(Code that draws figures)
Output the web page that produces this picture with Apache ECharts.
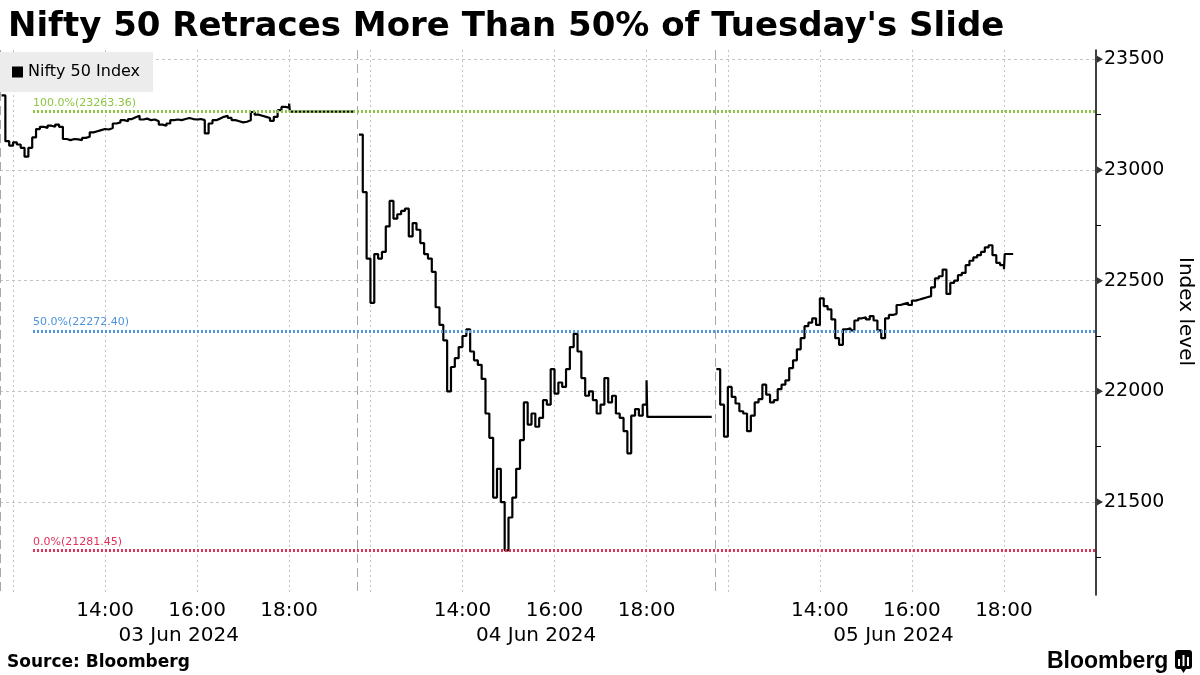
<!DOCTYPE html>
<html><head><meta charset="utf-8">
<script src="https://cdn.jsdelivr.net/npm/echarts@6/dist/echarts.min.js"></script>
<style>html,body{margin:0;padding:0;background:#fff}#c{width:1200px;height:675px}</style>
</head><body><div id="c"></div>
<script>
const TITLE = "Nifty 50 Retraces More Than 50% of Tuesday's Slide";
const SOURCE = 'Source: Bloomberg';
const SERIES_NAME = 'Nifty 50 Index';
const Y_NAME = 'Index level';
const DAYS = ['03 Jun 2024', '04 Jun 2024', '05 Jun 2024'];
const SESSION_START = '11:43';
const SESSION_END = '19:29';
const DATA_START = '11:45';
const SAMPLE_MINUTES = 5;
const GRID_TIMES = ['12:00', '14:00', '16:00', '18:00'];
const LABEL_TIMES = ['14:00', '16:00', '18:00'];
const Y_TICKS = [21500, 22000, 22500, 23000, 23500];
const Y_MINOR_TICKS = [21250, 21750, 22250, 22750, 23250];
const FIB_LEVELS = [23263.36, 22272.40, 21281.45];
const FIB_NAMES = ['100.0%', '50.0%', '0.0%'];

// Index values every 5 minutes from 11:45 to 18:00 for each day
const DAY1 = [
23337,23130,23110,23125,23115,23100,23060,23100,23147,23185,
23195,23190,23200,23195,23205,23195,23140,23135,23140,23138,
23135,23145,23150,23170,23175,23180,23185,23183,23190,23210,
23215,23225,23220,23230,23238,23245,23228,23232,23225,23228,
23220,23205,23200,23210,23225,23228,23225,23230,23235,23230,
23228,23230,23225,23165,23210,23225,23232,23240,23245,23235,
23225,23220,23215,23218,23225,23262,23250,23245,23240,23235,
23222,23240,23270,23285,23282,23300
];
const DAY2 = [
23160,22900,22600,22400,22620,22600,22630,22745,22860,22780,
22800,22815,22825,22700,22760,22730,22670,22620,22600,22540,
22380,22300,22230,22000,22110,22150,22200,22250,22280,22180,
22140,22120,22056,21900,21790,21520,21650,21500,21282,21430,
21520,21650,21780,21950,21850,21900,21840,21880,21960,21940,
22100,21990,22040,22020,22100,22200,22260,22180,22060,21980,
22000,21960,21900,21940,22060,21950,21980,21900,21880,21820,
21720,21890,21920,21890,21940,22050
];
const DAY3 = [
22100,21940,21795,22020,21975,21945,21910,21900,21820,21890,
21950,21965,22030,21985,21950,21960,22010,22030,22050,22105,
22140,22190,22240,22295,22310,22330,22300,22420,22385,22370,
22325,22240,22210,22280,22285,22275,22320,22330,22335,22325,
22340,22320,22275,22240,22330,22345,22350,22390,22395,22400,
22390,22410,22415,22420,22425,22430,22470,22510,22520,22550,
22440,22490,22500,22525,22535,22570,22590,22605,22615,22630,
22650,22660,22615,22580,22570,22552
];
const CLOSES = [23263.90, 21884.50, 22620.35];
const CLOSE_TIMES = ['18:01', '18:01', '18:01'];
const FLAT_END_TIMES = ['19:24', '19:24', '18:12'];

// ---- layout / style constants ----
const Y_MIN = 21080, Y_MAX = 23542;
const X_PAD_MINUTES = 31;
const FIB_START_MINUTES = 43;
const FIB_COLORS = ['#8cc63f', '#4d94db', '#e0315a'];
const FONT = "'DejaVu Sans', sans-serif";

function toMin(t) { const p = t.split(':').map(Number); return p[0] * 60 + p[1]; }
const START = toMin(SESSION_START);
const DAY_SPAN = toMin(SESSION_END) - START;
const X_MAX = DAYS.length * DAY_SPAN + X_PAD_MINUTES;
function pos(d, t) { return d * DAY_SPAN + toMin(t) - START; }
function fmt(m) {
  const r = ((m % DAY_SPAN) + DAY_SPAN) % DAY_SPAN + START;
  const h = Math.floor(r / 60), mm = Math.round(r % 60);
  return (h < 10 ? '0' : '') + h + ':' + (mm < 10 ? '0' : '') + mm;
}

const gridTickValues = [], labelTickValues = [], daySepValues = [], dayCenters = [];
DAYS.forEach((d, i) => {
  GRID_TIMES.forEach(t => gridTickValues.push(pos(i, t)));
  LABEL_TIMES.forEach(t => labelTickValues.push(pos(i, t)));
  daySepValues.push(i * DAY_SPAN);
  dayCenters.push(i * DAY_SPAN + DAY_SPAN / 2);
});

const points = [];
[DAY1, DAY2, DAY3].forEach((vals, d) => {
  const s = pos(d, DATA_START);
  vals.forEach((v, i) => points.push([s + i * SAMPLE_MINUTES, v]));
  points.push([pos(d, CLOSE_TIMES[d]), CLOSES[d]]);
  points.push([pos(d, FLAT_END_TIMES[d]), CLOSES[d]]);
  if (d < 2) points.push([pos(d, FLAT_END_TIMES[d]) + 1, '-']);
});

const chart = echarts.init(document.getElementById('c'), null, { renderer: 'canvas' });
chart.setOption({
  animation: false,
  backgroundColor: '#ffffff',
  textStyle: { fontFamily: FONT },
  title: {
    text: TITLE, left: 3, top: 5,
    textStyle: { fontFamily: FONT, fontSize: 34, fontWeight: 'bold', color: '#000' }
  },
  legend: {
    left: 0, top: 52, orient: 'horizontal',
    backgroundColor: '#ececec', padding: [12, 13, 12, 12],
    itemWidth: 11, itemHeight: 11, itemGap: 6, icon: 'rect',
    textStyle: { fontFamily: FONT, fontSize: 16, color: '#000', padding: [0, 0, 0, 0] },
    data: [SERIES_NAME]
  },
  grid: { left: 0, right: 104, top: 50, bottom: 80, containLabel: false, outerBoundsMode: 'none' },
  xAxis: [
    {
      type: 'value', min: 0, max: X_MAX, position: 'bottom',
      axisLine: { show: false, onZero: false },
      axisTick: { show: false, customValues: gridTickValues },
      axisLabel: { customValues: labelTickValues, formatter: v => fmt(v), fontFamily: FONT, fontSize: 20, color: '#000', margin: 6, lineHeight: 20 },
      splitLine: { show: true, lineStyle: { color: '#c4c4c4', width: 1, type: [2, 3] } }
    },
    {
      type: 'value', min: 0, max: X_MAX, position: 'bottom',
      axisLine: { show: false, onZero: false },
      axisTick: { show: false, customValues: daySepValues },
      axisLabel: { show: false },
      splitLine: { show: true, lineStyle: { color: '#a8a8a8', width: 1, type: [9, 5] } }
    },
    {
      type: 'value', min: 0, max: X_MAX, position: 'bottom', offset: 25,
      axisLine: { show: false, onZero: false },
      axisTick: { show: false, customValues: dayCenters },
      axisLabel: { customValues: dayCenters, formatter: v => DAYS[Math.floor(v / DAY_SPAN)], fontFamily: FONT, fontSize: 20, color: '#000', margin: 6, lineHeight: 20 },
      splitLine: { show: false }
    }
  ],
  yAxis: [
    {
      type: 'value', position: 'right', min: Y_MIN, max: Y_MAX,
      axisLine: { show: true, onZero: false, lineStyle: { color: '#000', width: 1.5 } },
      axisTick: { show: false, customValues: Y_TICKS },
      axisLabel: { customValues: Y_TICKS, formatter: v => String(v), fontFamily: FONT, fontSize: 19, color: '#000', margin: 8, padding: [3, 0, 0, 0] },
      splitLine: { show: true, lineStyle: { color: '#c4c4c4', width: 1, type: [3, 3] } },
      name: Y_NAME, nameLocation: 'middle', nameRotate: -90, nameGap: 76,
      nameTextStyle: { fontFamily: FONT, fontSize: 20, color: '#000', padding: [0, 22, 0, 0] }
    },
    {
      type: 'value', position: 'right', min: Y_MIN, max: Y_MAX,
      axisLine: { show: false, onZero: false },
      axisTick: { show: true, customValues: Y_MINOR_TICKS, length: 5, lineStyle: { color: '#000', width: 1 } },
      axisLabel: { show: false },
      splitLine: { show: false }
    }
  ],
  series: [{
    name: SERIES_NAME, type: 'line', xAxisIndex: 0, yAxisIndex: 0,
    data: points, step: 'end', showSymbol: false, symbol: 'none',
    connectNulls: false,
    lineStyle: { color: '#000', width: 2.2 },
    itemStyle: { color: '#000' },
    markLine: {
      silent: true, symbol: ['none', 'none'], animation: false,
      data: FIB_LEVELS.map((v, k) => [
        {
          coord: [FIB_START_MINUTES, v],
          lineStyle: { color: FIB_COLORS[k], type: [2, 2], width: 3 },
          label: { show: true, position: 'insideStartTop', distance: [0, 3], formatter: FIB_NAMES[k] + '(' + v.toFixed(2) + ')', color: FIB_COLORS[k], fontFamily: FONT, fontSize: 11 }
        },
        { coord: [X_MAX, v] }
      ])
    }
  }, {
    name: 'major ticks', type: 'scatter', xAxisIndex: 0, yAxisIndex: 0,
    data: Y_TICKS.map(v => [X_MAX, v]),
    symbol: 'triangle', symbolRotate: -90, symbolSize: [7, 6], symbolOffset: [4, 0],
    itemStyle: { color: '#000' }, clip: false, silent: true, z: 5
  }],
  graphic: [
    { type: 'text', left: 7, top: 654, style: { text: SOURCE, fontFamily: FONT, fontSize: 17, fontWeight: 'bold', fill: '#000' } },
    { type: 'text', left: 1047, top: 650, style: { text: 'Bloomberg', fontFamily: "'Liberation Sans', Arial, sans-serif", fontSize: 23, fontWeight: 'bold', fill: '#000' } },
    { type: 'group', left: 1175, top: 650, children: [
      { type: 'rect', shape: { x: 0, y: 0, width: 17, height: 19, r: 3 }, style: { fill: '#000' } },
      { type: 'rect', shape: { x: 3, y: 9, width: 2, height: 7 }, style: { fill: '#fff' } },
      { type: 'rect', shape: { x: 7.5, y: 5, width: 2, height: 11 }, style: { fill: '#fff' } },
      { type: 'rect', shape: { x: 12, y: 7, width: 2, height: 9 }, style: { fill: '#fff' } },
      { type: 'polygon', shape: { points: [[6, 19], [11, 19], [8.5, 23]] }, style: { fill: '#000' } }
    ]}
  ]
});
</script>
</body></html>
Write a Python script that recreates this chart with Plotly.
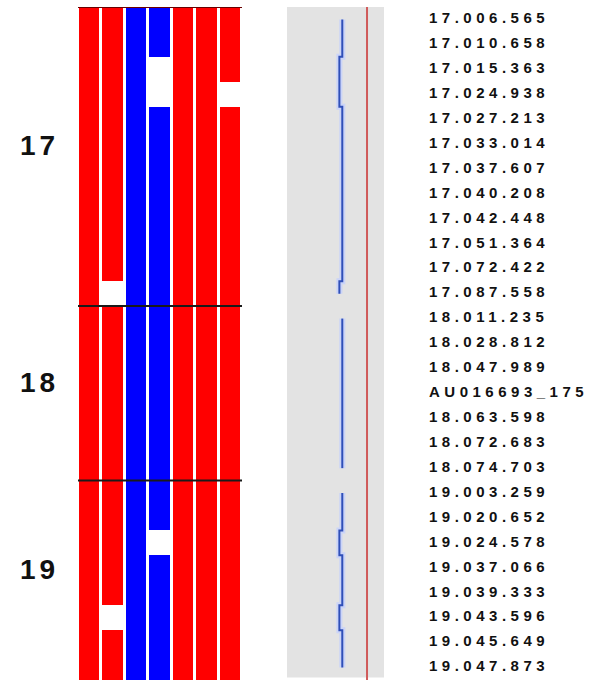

* **What you should do**:
Return nothing but the lines running from the start of the data to the line with "const FIB_NAMES = ['100.0%', '50.0%', '0.0%'];", please, both ends included and no pictures.

* **Task solution**:
Output the web page that produces this picture with Apache ECharts.
<!DOCTYPE html>
<html><head><meta charset="utf-8">
<script src="https://cdn.jsdelivr.net/npm/echarts@6/dist/echarts.min.js"></script>
<style>html,body{margin:0;padding:0;background:#fff}#c{width:1200px;height:675px}</style>
</head><body><div id="c"></div>
<script>
const TITLE = "Nifty 50 Retraces More Than 50% of Tuesday's Slide";
const SOURCE = 'Source: Bloomberg';
const SERIES_NAME = 'Nifty 50 Index';
const Y_NAME = 'Index level';
const DAYS = ['03 Jun 2024', '04 Jun 2024', '05 Jun 2024'];
const SESSION_START = '11:43';
const SESSION_END = '19:29';
const DATA_START = '11:45';
const SAMPLE_MINUTES = 5;
const GRID_TIMES = ['12:00', '14:00', '16:00', '18:00'];
const LABEL_TIMES = ['14:00', '16:00', '18:00'];
const Y_TICKS = [21500, 22000, 22500, 23000, 23500];
const Y_MINOR_TICKS = [21250, 21750, 22250, 22750, 23250];
const FIB_LEVELS = [23263.36, 22272.40, 21281.45];
const FIB_NAMES = ['100.0%', '50.0%', '0.0%'];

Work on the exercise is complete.